The court further instructed the jury as follows:

Occasionally going upon the land by defendants, or any of them,-and the cutting of grass thereon, and pas*55turing cattle thereon, and planting a few trees upon the premises, would not alone constitute such a possession as would amount to an adverse holding, without other acts clearly showing a continuous, exclusive, hostile occupancy.” '

This instruction is complained of, and we think, in view of the testimony in the case, was calculated to mislead the jury. The defendants’ witnesses gave testimony tending to show a continuous use of the land, by cutting the grass and pasturing cattle thereon each year during the period of occupancy, in addition to planting trees upon the premises. It should have been left to the jury to say whether this occupancy was practically continuous, exclusive, and hostile, and intended to be such by the defendants.

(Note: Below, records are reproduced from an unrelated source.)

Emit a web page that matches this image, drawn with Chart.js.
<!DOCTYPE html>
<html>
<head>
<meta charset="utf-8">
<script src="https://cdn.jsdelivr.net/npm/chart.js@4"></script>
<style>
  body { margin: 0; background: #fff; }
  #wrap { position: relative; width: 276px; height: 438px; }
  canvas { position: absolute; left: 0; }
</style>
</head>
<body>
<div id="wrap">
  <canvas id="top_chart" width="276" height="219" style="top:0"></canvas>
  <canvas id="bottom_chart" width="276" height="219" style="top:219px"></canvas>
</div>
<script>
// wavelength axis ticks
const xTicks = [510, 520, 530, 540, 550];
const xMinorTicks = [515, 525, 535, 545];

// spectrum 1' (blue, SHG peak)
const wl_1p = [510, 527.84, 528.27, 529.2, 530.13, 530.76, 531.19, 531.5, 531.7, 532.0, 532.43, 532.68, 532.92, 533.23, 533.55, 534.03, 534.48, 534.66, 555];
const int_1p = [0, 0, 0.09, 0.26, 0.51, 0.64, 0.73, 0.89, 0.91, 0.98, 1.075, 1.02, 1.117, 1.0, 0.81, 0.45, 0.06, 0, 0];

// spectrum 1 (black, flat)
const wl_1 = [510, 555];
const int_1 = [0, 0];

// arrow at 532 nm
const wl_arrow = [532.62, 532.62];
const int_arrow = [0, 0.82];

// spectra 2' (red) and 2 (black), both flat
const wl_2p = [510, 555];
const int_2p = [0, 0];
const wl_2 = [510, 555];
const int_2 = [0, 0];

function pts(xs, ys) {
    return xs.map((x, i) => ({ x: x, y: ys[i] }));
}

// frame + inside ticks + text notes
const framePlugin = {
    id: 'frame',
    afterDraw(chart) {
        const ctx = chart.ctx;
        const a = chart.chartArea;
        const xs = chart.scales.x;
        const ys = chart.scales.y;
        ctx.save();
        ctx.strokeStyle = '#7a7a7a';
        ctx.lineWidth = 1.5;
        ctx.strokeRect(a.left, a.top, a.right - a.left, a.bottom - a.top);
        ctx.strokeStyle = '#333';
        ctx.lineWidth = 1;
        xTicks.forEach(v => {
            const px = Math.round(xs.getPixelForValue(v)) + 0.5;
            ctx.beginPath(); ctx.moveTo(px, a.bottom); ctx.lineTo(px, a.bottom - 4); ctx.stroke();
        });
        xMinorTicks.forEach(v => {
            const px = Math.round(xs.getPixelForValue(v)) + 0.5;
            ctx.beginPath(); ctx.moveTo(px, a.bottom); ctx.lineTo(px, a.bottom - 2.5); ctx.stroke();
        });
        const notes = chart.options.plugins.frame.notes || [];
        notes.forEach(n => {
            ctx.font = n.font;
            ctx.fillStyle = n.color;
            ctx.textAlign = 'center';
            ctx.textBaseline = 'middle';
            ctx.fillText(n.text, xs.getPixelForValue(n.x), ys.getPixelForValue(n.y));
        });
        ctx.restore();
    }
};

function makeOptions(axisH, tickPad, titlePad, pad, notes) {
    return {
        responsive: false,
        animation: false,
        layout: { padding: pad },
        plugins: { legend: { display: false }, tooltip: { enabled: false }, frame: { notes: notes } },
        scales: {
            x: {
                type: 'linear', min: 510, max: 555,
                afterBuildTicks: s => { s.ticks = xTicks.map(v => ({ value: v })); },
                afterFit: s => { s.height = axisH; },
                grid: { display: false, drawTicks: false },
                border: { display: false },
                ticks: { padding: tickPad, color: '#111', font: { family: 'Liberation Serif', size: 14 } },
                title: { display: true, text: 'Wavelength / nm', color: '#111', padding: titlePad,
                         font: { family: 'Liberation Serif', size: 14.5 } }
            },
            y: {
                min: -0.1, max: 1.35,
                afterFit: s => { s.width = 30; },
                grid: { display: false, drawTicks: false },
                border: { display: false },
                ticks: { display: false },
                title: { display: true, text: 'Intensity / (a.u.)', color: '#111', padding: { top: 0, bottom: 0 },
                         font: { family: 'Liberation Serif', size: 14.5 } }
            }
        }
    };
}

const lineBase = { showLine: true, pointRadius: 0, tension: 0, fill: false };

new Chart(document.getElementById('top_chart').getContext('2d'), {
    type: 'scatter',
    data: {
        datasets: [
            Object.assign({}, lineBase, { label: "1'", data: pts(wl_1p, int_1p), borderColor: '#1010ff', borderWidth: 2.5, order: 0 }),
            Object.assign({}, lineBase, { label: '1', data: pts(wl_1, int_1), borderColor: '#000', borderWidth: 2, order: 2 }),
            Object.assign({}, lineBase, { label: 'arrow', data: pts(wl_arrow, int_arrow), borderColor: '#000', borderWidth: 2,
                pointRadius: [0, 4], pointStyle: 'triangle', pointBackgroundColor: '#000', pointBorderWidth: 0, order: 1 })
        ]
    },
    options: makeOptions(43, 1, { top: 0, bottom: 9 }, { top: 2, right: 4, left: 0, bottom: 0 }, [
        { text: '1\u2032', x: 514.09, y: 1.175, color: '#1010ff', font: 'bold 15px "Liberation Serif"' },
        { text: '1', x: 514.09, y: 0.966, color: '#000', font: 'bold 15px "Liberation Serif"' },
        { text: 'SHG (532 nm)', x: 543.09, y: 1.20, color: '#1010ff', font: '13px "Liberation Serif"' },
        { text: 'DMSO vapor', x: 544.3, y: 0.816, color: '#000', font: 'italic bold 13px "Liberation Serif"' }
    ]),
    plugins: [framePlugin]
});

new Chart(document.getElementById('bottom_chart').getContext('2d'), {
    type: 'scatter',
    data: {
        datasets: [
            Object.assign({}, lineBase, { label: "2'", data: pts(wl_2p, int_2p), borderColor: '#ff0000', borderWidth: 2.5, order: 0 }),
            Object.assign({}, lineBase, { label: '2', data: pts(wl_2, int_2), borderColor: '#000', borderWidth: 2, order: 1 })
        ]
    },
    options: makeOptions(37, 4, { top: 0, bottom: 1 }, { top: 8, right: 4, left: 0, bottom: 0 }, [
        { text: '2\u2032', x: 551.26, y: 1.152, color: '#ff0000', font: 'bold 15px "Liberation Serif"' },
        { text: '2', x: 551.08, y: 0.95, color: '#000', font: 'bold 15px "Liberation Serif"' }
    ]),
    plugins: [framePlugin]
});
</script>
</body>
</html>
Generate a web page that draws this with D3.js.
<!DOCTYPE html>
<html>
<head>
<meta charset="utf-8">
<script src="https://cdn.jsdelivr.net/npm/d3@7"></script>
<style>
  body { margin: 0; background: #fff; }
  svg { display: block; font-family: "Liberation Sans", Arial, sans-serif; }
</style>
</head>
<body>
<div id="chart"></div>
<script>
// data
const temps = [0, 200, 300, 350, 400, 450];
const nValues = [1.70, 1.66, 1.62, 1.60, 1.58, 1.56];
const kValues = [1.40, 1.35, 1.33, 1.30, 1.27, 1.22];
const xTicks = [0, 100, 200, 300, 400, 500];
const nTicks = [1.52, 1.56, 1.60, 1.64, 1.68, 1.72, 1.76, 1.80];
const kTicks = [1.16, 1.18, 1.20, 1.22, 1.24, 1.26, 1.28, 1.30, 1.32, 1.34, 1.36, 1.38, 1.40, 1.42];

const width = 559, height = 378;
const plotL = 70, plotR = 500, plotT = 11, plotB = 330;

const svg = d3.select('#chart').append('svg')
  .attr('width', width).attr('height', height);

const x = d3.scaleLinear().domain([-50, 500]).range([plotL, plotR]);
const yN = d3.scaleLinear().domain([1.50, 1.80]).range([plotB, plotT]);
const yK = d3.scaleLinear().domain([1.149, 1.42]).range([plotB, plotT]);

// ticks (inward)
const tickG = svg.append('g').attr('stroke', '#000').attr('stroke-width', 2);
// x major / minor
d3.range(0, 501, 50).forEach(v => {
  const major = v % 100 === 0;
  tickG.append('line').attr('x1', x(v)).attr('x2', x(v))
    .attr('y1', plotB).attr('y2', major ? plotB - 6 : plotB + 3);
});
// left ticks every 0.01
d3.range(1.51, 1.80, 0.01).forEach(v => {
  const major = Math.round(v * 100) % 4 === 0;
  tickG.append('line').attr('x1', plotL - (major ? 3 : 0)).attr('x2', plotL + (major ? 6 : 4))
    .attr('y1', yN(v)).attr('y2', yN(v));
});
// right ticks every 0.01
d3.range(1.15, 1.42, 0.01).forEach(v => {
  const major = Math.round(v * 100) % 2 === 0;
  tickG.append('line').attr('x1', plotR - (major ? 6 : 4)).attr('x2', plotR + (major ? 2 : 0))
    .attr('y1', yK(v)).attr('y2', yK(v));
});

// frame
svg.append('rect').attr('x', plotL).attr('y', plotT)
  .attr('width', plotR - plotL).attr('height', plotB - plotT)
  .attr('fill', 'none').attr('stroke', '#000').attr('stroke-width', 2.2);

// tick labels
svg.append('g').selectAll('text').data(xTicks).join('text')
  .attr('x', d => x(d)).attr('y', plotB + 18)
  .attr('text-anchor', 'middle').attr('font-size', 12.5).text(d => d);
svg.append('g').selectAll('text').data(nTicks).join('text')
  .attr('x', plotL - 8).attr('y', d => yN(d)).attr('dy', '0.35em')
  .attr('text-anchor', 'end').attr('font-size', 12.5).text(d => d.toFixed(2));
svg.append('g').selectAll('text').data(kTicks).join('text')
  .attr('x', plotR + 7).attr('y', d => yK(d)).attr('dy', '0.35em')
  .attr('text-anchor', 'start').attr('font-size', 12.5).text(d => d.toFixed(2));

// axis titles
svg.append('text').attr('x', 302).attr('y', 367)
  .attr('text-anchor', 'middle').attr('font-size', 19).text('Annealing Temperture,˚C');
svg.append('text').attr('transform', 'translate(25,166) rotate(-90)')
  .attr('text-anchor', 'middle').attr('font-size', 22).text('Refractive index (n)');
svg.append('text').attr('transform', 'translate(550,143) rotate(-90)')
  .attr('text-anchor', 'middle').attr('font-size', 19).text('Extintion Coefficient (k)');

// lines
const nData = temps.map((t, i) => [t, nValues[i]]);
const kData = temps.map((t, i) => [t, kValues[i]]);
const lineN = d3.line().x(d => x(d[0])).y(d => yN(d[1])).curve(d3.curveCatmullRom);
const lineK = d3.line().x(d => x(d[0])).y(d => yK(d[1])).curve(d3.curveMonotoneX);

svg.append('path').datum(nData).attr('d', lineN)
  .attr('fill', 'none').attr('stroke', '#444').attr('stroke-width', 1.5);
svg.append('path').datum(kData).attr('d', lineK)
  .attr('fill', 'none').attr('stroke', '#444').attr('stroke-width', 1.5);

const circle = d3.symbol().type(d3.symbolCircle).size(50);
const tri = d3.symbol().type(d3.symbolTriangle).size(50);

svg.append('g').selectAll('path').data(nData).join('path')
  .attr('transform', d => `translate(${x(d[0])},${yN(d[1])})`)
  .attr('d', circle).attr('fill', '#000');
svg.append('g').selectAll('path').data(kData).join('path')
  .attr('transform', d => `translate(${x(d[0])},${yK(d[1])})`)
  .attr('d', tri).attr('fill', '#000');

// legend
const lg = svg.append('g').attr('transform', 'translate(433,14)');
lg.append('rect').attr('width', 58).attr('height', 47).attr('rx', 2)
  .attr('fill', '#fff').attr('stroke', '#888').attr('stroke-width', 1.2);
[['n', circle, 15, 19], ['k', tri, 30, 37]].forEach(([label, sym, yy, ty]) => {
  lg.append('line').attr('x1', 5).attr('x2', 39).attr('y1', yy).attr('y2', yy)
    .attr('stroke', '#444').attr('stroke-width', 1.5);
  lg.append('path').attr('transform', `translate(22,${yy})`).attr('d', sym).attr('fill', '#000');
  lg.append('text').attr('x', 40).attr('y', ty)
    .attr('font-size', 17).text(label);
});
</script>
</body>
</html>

The defendants also offered to show that a portion of the lands in question were assessed by the city to the defendants in the year 1882. We think this testimony was admissible under the former rulings of this Court, as tending to show adverse possession, and, while not of any great value, its weight would be for the jury. Murray v. Hudson, 65 Mich. 676; Rayner v. Lee, 20 Id. 387.

The judgment should be reversed, with costs, and a new trial ordered.

Morse, C. J., McGrath and Long, JJ., concurred. Grant, J., did not sit.

Counsel for defendants cited Mason v. Kellogg, 38 Mich. 144; also Bank v. Bronson, 14 Id. 361, holding that the statute making tax deeds prima facie evidence of regularity was prospective, etc.; and Ball v. Busch, 64 Mich. 344, in which the Bronson case is cited with approval.